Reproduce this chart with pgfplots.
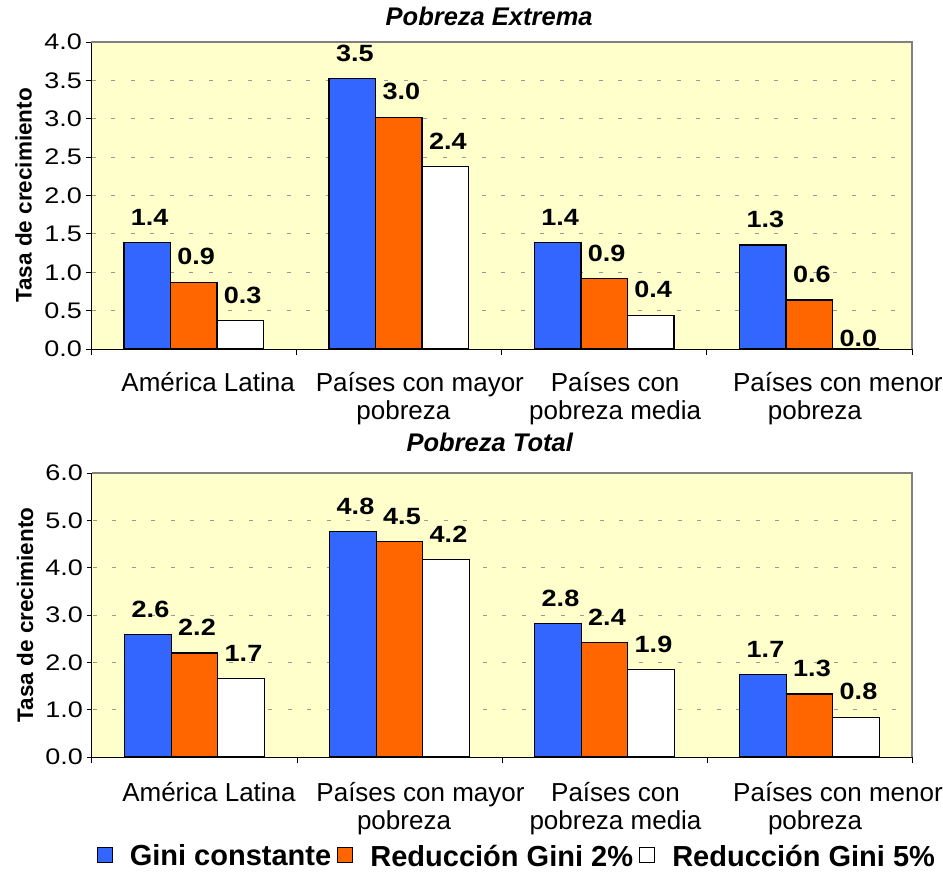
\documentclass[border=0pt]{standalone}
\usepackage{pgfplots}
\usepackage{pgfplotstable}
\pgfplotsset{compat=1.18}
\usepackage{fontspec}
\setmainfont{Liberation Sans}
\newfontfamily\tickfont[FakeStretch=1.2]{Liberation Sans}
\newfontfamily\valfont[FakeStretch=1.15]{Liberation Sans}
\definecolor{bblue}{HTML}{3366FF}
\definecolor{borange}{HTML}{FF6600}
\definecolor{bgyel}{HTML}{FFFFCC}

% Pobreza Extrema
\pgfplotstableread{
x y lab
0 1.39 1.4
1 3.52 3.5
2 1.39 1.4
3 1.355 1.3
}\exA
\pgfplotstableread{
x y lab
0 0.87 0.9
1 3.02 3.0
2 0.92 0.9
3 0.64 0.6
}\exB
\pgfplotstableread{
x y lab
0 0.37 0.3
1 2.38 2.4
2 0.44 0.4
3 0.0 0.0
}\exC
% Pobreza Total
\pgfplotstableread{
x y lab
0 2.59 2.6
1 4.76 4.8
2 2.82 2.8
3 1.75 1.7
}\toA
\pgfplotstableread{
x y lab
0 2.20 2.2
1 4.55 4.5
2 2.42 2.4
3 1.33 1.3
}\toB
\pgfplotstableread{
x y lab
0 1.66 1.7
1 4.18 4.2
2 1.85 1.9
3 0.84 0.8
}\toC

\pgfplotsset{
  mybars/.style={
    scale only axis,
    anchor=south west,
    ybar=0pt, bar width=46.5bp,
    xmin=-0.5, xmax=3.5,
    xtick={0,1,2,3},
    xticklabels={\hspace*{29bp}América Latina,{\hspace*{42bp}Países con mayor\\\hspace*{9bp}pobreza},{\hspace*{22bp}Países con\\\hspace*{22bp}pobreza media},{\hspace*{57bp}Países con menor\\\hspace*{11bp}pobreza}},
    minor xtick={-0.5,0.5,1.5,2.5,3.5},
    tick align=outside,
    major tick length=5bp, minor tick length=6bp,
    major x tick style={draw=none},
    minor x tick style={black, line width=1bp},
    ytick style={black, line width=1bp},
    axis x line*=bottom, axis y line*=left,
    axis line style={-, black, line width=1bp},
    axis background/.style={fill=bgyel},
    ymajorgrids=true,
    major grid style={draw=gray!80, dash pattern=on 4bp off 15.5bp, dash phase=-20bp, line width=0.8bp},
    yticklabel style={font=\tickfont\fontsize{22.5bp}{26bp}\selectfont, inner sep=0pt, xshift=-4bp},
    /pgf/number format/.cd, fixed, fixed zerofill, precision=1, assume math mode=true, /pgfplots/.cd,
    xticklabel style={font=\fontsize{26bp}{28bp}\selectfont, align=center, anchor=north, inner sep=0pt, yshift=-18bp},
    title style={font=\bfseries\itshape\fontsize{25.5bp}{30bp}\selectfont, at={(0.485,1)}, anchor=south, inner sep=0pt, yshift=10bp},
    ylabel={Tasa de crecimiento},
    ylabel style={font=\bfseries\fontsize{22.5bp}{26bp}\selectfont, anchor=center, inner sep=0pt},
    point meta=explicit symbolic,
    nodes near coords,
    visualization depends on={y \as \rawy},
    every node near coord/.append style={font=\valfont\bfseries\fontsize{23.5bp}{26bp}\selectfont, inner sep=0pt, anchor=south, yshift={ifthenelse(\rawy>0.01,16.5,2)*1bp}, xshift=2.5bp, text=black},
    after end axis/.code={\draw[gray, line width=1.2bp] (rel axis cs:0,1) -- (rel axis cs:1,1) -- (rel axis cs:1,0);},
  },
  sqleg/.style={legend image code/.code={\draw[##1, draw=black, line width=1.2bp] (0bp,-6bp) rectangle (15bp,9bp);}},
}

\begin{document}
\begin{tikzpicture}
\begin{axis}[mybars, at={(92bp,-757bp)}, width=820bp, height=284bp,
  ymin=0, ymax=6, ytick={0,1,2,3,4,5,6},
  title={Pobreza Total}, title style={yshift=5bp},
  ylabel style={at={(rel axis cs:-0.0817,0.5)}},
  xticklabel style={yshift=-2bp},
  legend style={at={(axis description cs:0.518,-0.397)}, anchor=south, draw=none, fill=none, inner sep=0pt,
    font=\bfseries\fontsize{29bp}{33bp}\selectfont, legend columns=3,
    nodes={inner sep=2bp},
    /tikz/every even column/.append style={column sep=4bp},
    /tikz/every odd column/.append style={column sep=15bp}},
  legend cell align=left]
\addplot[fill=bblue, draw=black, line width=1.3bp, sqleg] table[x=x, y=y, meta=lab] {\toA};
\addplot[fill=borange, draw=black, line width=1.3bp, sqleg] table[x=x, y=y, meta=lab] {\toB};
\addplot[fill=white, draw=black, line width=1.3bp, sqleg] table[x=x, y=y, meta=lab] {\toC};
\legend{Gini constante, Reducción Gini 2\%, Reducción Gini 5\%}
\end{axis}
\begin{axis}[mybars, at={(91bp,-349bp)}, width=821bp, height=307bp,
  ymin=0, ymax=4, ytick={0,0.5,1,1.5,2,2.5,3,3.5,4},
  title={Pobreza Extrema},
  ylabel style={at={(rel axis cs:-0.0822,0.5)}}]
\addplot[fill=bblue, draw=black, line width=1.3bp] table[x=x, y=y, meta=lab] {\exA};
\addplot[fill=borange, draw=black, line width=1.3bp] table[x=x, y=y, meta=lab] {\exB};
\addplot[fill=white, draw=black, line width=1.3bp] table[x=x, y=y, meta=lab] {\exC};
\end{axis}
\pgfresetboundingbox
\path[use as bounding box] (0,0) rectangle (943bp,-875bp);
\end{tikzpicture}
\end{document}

TASK GOAL |
Without including any picture, repeat the data exactly.

RESULT FOR THIS EXERCISE |
Reproduce this chart with pgfplots.
\documentclass[border=0pt]{standalone}
\usepackage{pgfplots}
\usepackage{pgfplotstable}
\pgfplotsset{compat=1.18}
\usepackage{fontspec}
\setmainfont{Liberation Sans}
\newfontfamily\tickfont[FakeStretch=1.2]{Liberation Sans}
\newfontfamily\valfont[FakeStretch=1.15]{Liberation Sans}
\definecolor{bblue}{HTML}{3366FF}
\definecolor{borange}{HTML}{FF6600}
\definecolor{bgyel}{HTML}{FFFFCC}

% Pobreza Extrema
\pgfplotstableread{
x y lab
0 1.39 1.4
1 3.52 3.5
2 1.39 1.4
3 1.355 1.3
}\exA
\pgfplotstableread{
x y lab
0 0.87 0.9
1 3.02 3.0
2 0.92 0.9
3 0.64 0.6
}\exB
\pgfplotstableread{
x y lab
0 0.37 0.3
1 2.38 2.4
2 0.44 0.4
3 0.0 0.0
}\exC
% Pobreza Total
\pgfplotstableread{
x y lab
0 2.59 2.6
1 4.76 4.8
2 2.82 2.8
3 1.75 1.7
}\toA
\pgfplotstableread{
x y lab
0 2.20 2.2
1 4.55 4.5
2 2.42 2.4
3 1.33 1.3
}\toB
\pgfplotstableread{
x y lab
0 1.66 1.7
1 4.18 4.2
2 1.85 1.9
3 0.84 0.8
}\toC

\pgfplotsset{
  mybars/.style={
    scale only axis,
    anchor=south west,
    ybar=0pt, bar width=46.5bp,
    xmin=-0.5, xmax=3.5,
    xtick={0,1,2,3},
    xticklabels={\hspace*{29bp}América Latina,{\hspace*{42bp}Países con mayor\\\hspace*{9bp}pobreza},{\hspace*{22bp}Países con\\\hspace*{22bp}pobreza media},{\hspace*{57bp}Países con menor\\\hspace*{11bp}pobreza}},
    minor xtick={-0.5,0.5,1.5,2.5,3.5},
    tick align=outside,
    major tick length=5bp, minor tick length=6bp,
    major x tick style={draw=none},
    minor x tick style={black, line width=1bp},
    ytick style={black, line width=1bp},
    axis x line*=bottom, axis y line*=left,
    axis line style={-, black, line width=1bp},
    axis background/.style={fill=bgyel},
    ymajorgrids=true,
    major grid style={draw=gray!80, dash pattern=on 4bp off 15.5bp, dash phase=-20bp, line width=0.8bp},
    yticklabel style={font=\tickfont\fontsize{22.5bp}{26bp}\selectfont, inner sep=0pt, xshift=-4bp},
    /pgf/number format/.cd, fixed, fixed zerofill, precision=1, assume math mode=true, /pgfplots/.cd,
    xticklabel style={font=\fontsize{26bp}{28bp}\selectfont, align=center, anchor=north, inner sep=0pt, yshift=-18bp},
    title style={font=\bfseries\itshape\fontsize{25.5bp}{30bp}\selectfont, at={(0.485,1)}, anchor=south, inner sep=0pt, yshift=10bp},
    ylabel={Tasa de crecimiento},
    ylabel style={font=\bfseries\fontsize{22.5bp}{26bp}\selectfont, anchor=center, inner sep=0pt},
    point meta=explicit symbolic,
    nodes near coords,
    visualization depends on={y \as \rawy},
    every node near coord/.append style={font=\valfont\bfseries\fontsize{23.5bp}{26bp}\selectfont, inner sep=0pt, anchor=south, yshift={ifthenelse(\rawy>0.01,16.5,2)*1bp}, xshift=2.5bp, text=black},
    after end axis/.code={\draw[gray, line width=1.2bp] (rel axis cs:0,1) -- (rel axis cs:1,1) -- (rel axis cs:1,0);},
  },
  sqleg/.style={legend image code/.code={\draw[##1, draw=black, line width=1.2bp] (0bp,-6bp) rectangle (15bp,9bp);}},
}

\begin{document}
\begin{tikzpicture}
\begin{axis}[mybars, at={(92bp,-757bp)}, width=820bp, height=284bp,
  ymin=0, ymax=6, ytick={0,1,2,3,4,5,6},
  title={Pobreza Total}, title style={yshift=5bp},
  ylabel style={at={(rel axis cs:-0.0817,0.5)}},
  xticklabel style={yshift=-2bp},
  legend style={at={(axis description cs:0.518,-0.397)}, anchor=south, draw=none, fill=none, inner sep=0pt,
    font=\bfseries\fontsize{29bp}{33bp}\selectfont, legend columns=3,
    nodes={inner sep=2bp},
    /tikz/every even column/.append style={column sep=4bp},
    /tikz/every odd column/.append style={column sep=15bp}},
  legend cell align=left]
\addplot[fill=bblue, draw=black, line width=1.3bp, sqleg] table[x=x, y=y, meta=lab] {\toA};
\addplot[fill=borange, draw=black, line width=1.3bp, sqleg] table[x=x, y=y, meta=lab] {\toB};
\addplot[fill=white, draw=black, line width=1.3bp, sqleg] table[x=x, y=y, meta=lab] {\toC};
\legend{Gini constante, Reducción Gini 2\%, Reducción Gini 5\%}
\end{axis}
\begin{axis}[mybars, at={(91bp,-349bp)}, width=821bp, height=307bp,
  ymin=0, ymax=4, ytick={0,0.5,1,1.5,2,2.5,3,3.5,4},
  title={Pobreza Extrema},
  ylabel style={at={(rel axis cs:-0.0822,0.5)}}]
\addplot[fill=bblue, draw=black, line width=1.3bp] table[x=x, y=y, meta=lab] {\exA};
\addplot[fill=borange, draw=black, line width=1.3bp] table[x=x, y=y, meta=lab] {\exB};
\addplot[fill=white, draw=black, line width=1.3bp] table[x=x, y=y, meta=lab] {\exC};
\end{axis}
\pgfresetboundingbox
\path[use as bounding box] (0,0) rectangle (943bp,-875bp);
\end{tikzpicture}
\end{document}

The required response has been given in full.